A Guide to the Language of the Futures Industry
N
Narrow-Based Security Index: In general, the Commodity Exchange Act defines a narrow-based security index as an index of securities that meets one of the following four requirements (1) it has nine or fewer components; (2) one component comprises more than 30 percent of the index weighting; (3) the five highest weighted components comprise more than 60 percent of the index weighting, or (4) the lowest weighted components comprising in the aggregate 25 percent of the index’s weighting have an aggregate dollar value of average daily volume over a six-month period of less than $50 million ($30 million if there are at least 15 component securities). However, the legal definition in Section 1a(25) of the Commodity Exchange Act, 7 USC 1a(25), contains several exceptions to this provision. See Broad-Based Security Index, Security Future.

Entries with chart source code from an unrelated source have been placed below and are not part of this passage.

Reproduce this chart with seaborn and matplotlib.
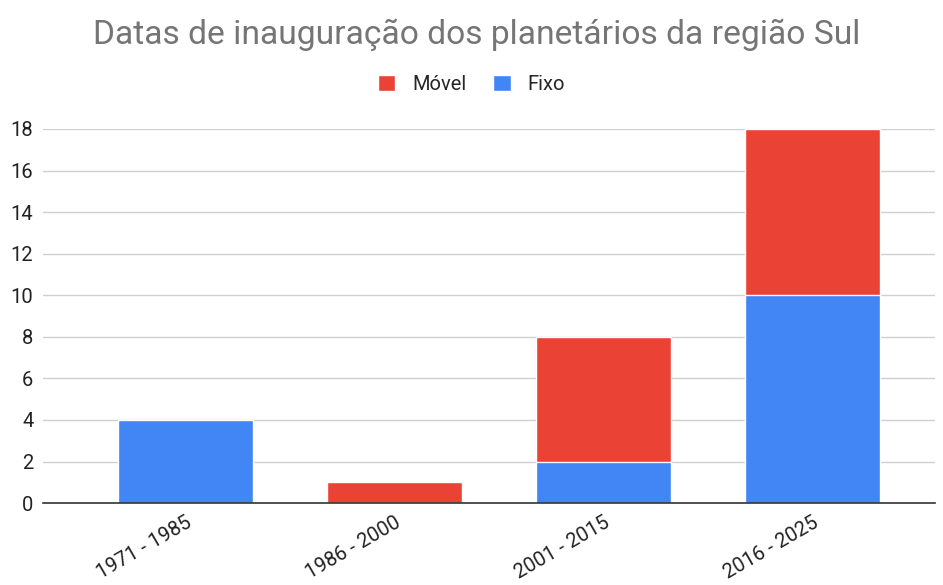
import matplotlib
matplotlib.use("Agg")
import matplotlib.pyplot as plt
import seaborn as sns
import numpy as np

# data
periodos = ["1971 - 1985", "1986 - 2000", "2001 - 2015", "2016 - 2025"]
fixo = [4, 0, 2, 10]
movel = [0, 1, 6, 8]
total = [f + m for f, m in zip(fixo, movel)]

RED = "#EA4335"
BLUE = "#4285F4"

sns.set_style("white")
plt.rcParams["font.family"] = ["Roboto", "DejaVu Sans"]

fig = plt.figure(figsize=(9.43, 5.85), dpi=100)
ax = fig.add_axes([0.0456, 0.140, 0.946, 0.6395])

# stacked bars: total (red) behind, Fixo (blue) in front
sns.barplot(x=periodos, y=total, color=RED, width=0.646, saturation=1, ax=ax, label="Móvel")
sns.barplot(x=periodos, y=fixo, color=BLUE, width=0.646, saturation=1, ax=ax, label="Fixo")

ax.set_ylim(0, 18)
ax.set_xlim(-0.682, 3.586)
ax.set_yticks(np.arange(0, 19, 2))
ax.yaxis.grid(True, color="#d0d0d0", linewidth=1)
ax.set_axisbelow(True)
for s in ["top", "right", "left"]:
    ax.spines[s].set_visible(False)
ax.spines["bottom"].set_color("#333333")
ax.spines["bottom"].set_linewidth(1.2)
ax.spines["bottom"].set_zorder(5)
ax.tick_params(axis="both", length=0, labelsize=14.5, colors="#222222")
ax.tick_params(axis="y", pad=7)
ax.tick_params(axis="x", pad=7)
plt.setp(ax.get_xticklabels(), rotation=30, ha="right", rotation_mode="anchor")
ax.set_xlabel("")
ax.set_ylabel("")

handles, labels = ax.get_legend_handles_labels()
order = [labels.index("Móvel"), labels.index("Fixo")]
ax.legend([handles[i] for i in order], [labels[i] for i in order],
          loc="center", bbox_to_anchor=(0.5, 0.855), bbox_transform=fig.transFigure,
          ncol=2, frameon=False, fontsize=14.5, handlelength=0.85, handleheight=0.85,
          handletextpad=0.85, columnspacing=1.35)

fig.suptitle("Datas de inauguração dos planetários da região Sul", x=0.505, y=0.968,
             fontsize=24.2, color="#757575")

fig.savefig("out.png", dpi=100)
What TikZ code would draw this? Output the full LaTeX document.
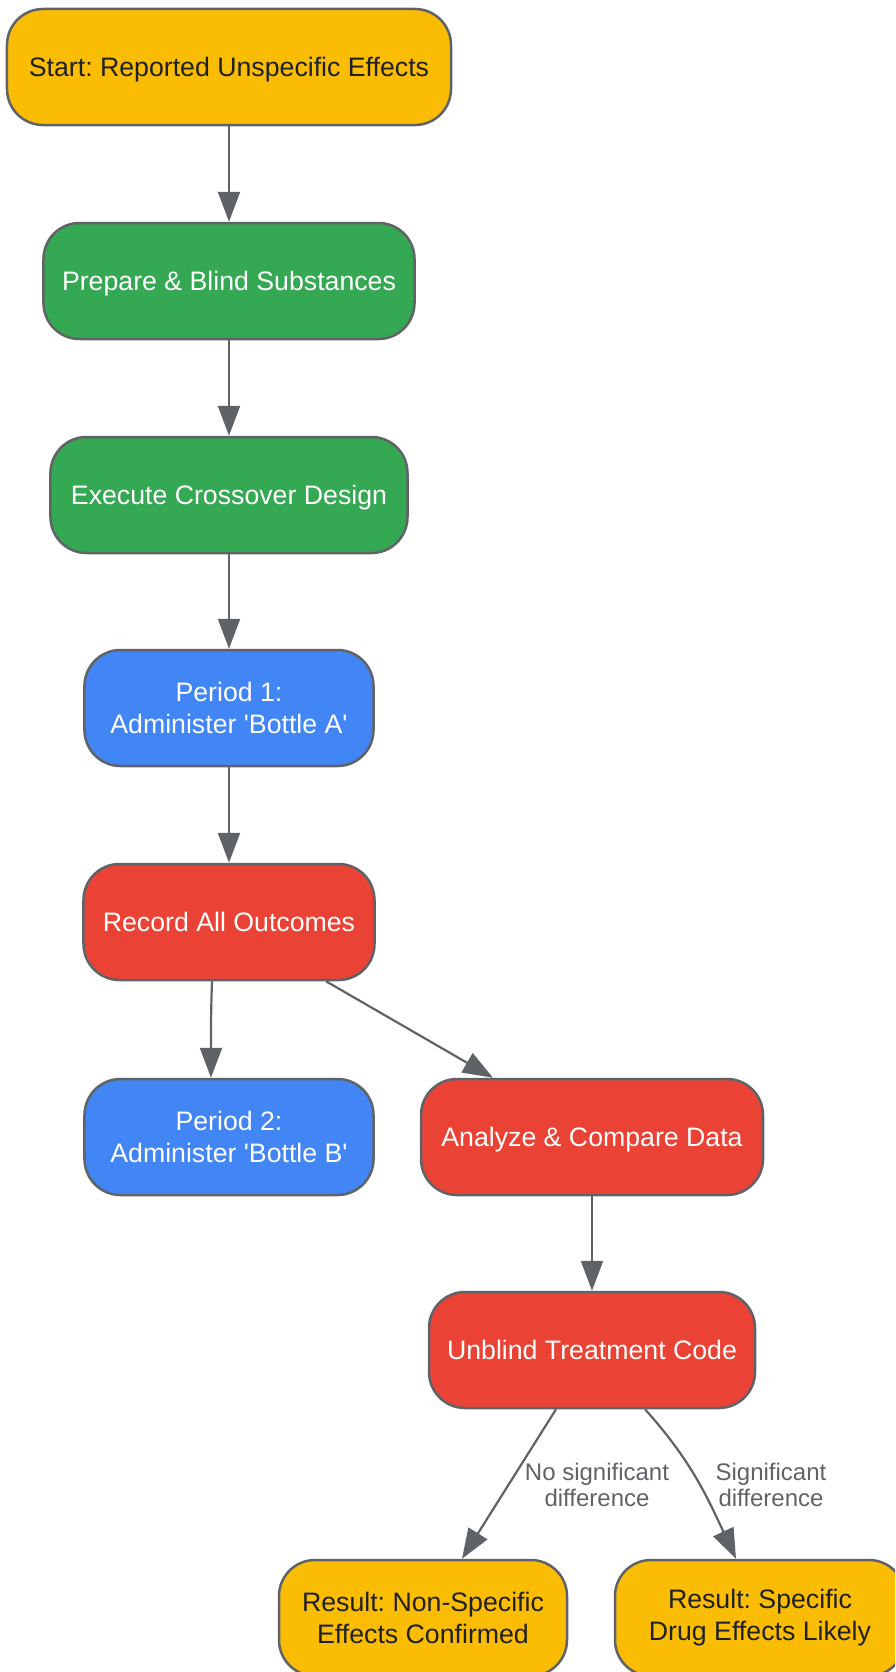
\documentclass[tikz,border=0pt]{standalone}
\usepackage{fontspec}
\setmainfont{Liberation Sans}
\usepackage{tikz}
\usepackage{xcolor}
\usetikzlibrary{arrows.meta}

\definecolor{gyellow}{HTML}{FBBC04}
\definecolor{ggreen}{HTML}{34A853}
\definecolor{gblue}{HTML}{4285F4}
\definecolor{gred}{HTML}{EA4335}
\definecolor{edgegrey}{HTML}{5F6368}
\definecolor{inkdark}{HTML}{202124}

\begin{document}
\frenchspacing
\begin{tikzpicture}[x=1bp,y=1bp,
		box/.style={draw=edgegrey,line width=2.5bp,rounded corners=36bp,minimum height=116bp,
			inner sep=0pt,align=center,font=\fontsize{26.7bp}{32bp}\selectfont},
		oneline/.style={text depth=0pt},
		endbox/.style={box,fill=gyellow,text=inkdark},
		prepbox/.style={box,oneline,fill=ggreen,text=white},
		dosebox/.style={box,fill=gblue,text=white},
		databox/.style={box,oneline,fill=gred,text=white},
		flow/.style={draw=edgegrey,line width=2.2bp,-{Triangle[length=30bp,width=22bp]}},
		lbl/.style={text=edgegrey,align=center,font=\fontsize{24bp}{26bp}\selectfont}]
		\def \xL {229};
		\def \xR {592};
		\clip (0,0) rectangle (895,-1672);
		\node[endbox,oneline,minimum width=444bp] (start) at (\xL,-67) {Start: Reported Unspecific Effects};
		\node[prepbox,minimum width=371bp] (prep) at (\xL,-281) {Prepare \& Blind Substances};
		\node[prepbox,minimum width=357bp] (exec) at (\xL,-495) {Execute Crossover Design};
		\node[dosebox,minimum width=289bp] (pa) at (\xL,-708) {Period 1:\\Administer \textquotesingle Bottle A\textquotesingle};
		\node[databox,minimum width=291bp] (rec) at (\xL,-922) {Record All Outcomes};
		\node[dosebox,minimum width=289bp] (pb) at (\xL,-1137) {Period 2:\\Administer \textquotesingle Bottle B\textquotesingle};
		\node[databox,minimum width=342bp] (ana) at (\xR,-1137) {Analyze \& Compare Data};
		\node[databox,minimum width=326bp] (unb) at (\xR,-1350) {Unblind Treatment Code};
		\node[endbox,minimum width=288bp] (resno) at (423,-1618) {Result: Non-Specific\\Effects Confirmed};
		\node[endbox,minimum width=290bp] (resyes) at (760,-1618) {Result: Specific\\Drug Effects Likely};

		\foreach \a/\b in {start/prep,prep/exec,exec/pa,pa/rec,ana/unb}
		{
			\draw[flow] (\a) -- (\b);
		}
		\draw[flow] ([xshift=-17bp]rec.south) to[out=-92,in=90] ([xshift=-18bp]pb.north);
		\draw[flow] ([xshift=97bp]rec.south) -- ([xshift=-99bp]ana.north);
		\draw[flow] ([xshift=-36bp]unb.south) -- ([xshift=39bp]resno.north);
		\draw[flow] ([xshift=53bp]unb.south) to[out=-48,in=115] ([xshift=-24bp]resyes.north);
		\node[lbl] (lblno) at (597,-1485) {No significant\\difference};
		\node[lbl] (lblyes) at (771,-1485) {Significant\\difference};
\end{tikzpicture}
\end{document}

National Futures Association (NFA): A self-regulatory organization whose members include futures commission merchants, commodity pool operators, commodity trading advisors, introducing brokers, commodity exchanges, commercial firms, and banks, that is responsible—under CFTC oversight—for certain aspects of the regulation of FCMs, CPOs, CTAs, IBs, and their associated persons, focusing primarily on the qualifications and proficiency, financial condition, retail sales practices, and business conduct of these futures professionals. NFA also performs arbitration and dispute resolution functions for industry participants.
Nearbys: The nearest delivery months of a commodity futures market.
Nearby Delivery Month: The month of the futures contract closest to maturity; the front month or lead month.
Negative Carry: The cost of financing a financial instrument (the short-term rate of interest), when the cost is above the current return of the financial instrument. See Carrying Charges and Positive Carry.
Net Asset Value (NAV): The value of each unit of participation in a commodity pool.
NFA: National Futures Association.
Next Day: A spot contract that provides for delivery of a commodity on the next calendar day or the next business day. Also called day ahead.
Non-Member Traders: Speculators and hedgers who trade on the exchange through a member or a person with trading privileges but who do not hold exchange memberships or trading privileges.
Notice Day: Any day on which notices of intent to deliver on futures contracts may be issued.
NYMEX Lookalike: A lookalike swap or lookalike option that is based on a futures contract traded on the New York Mercantile Exchange (NYMEX).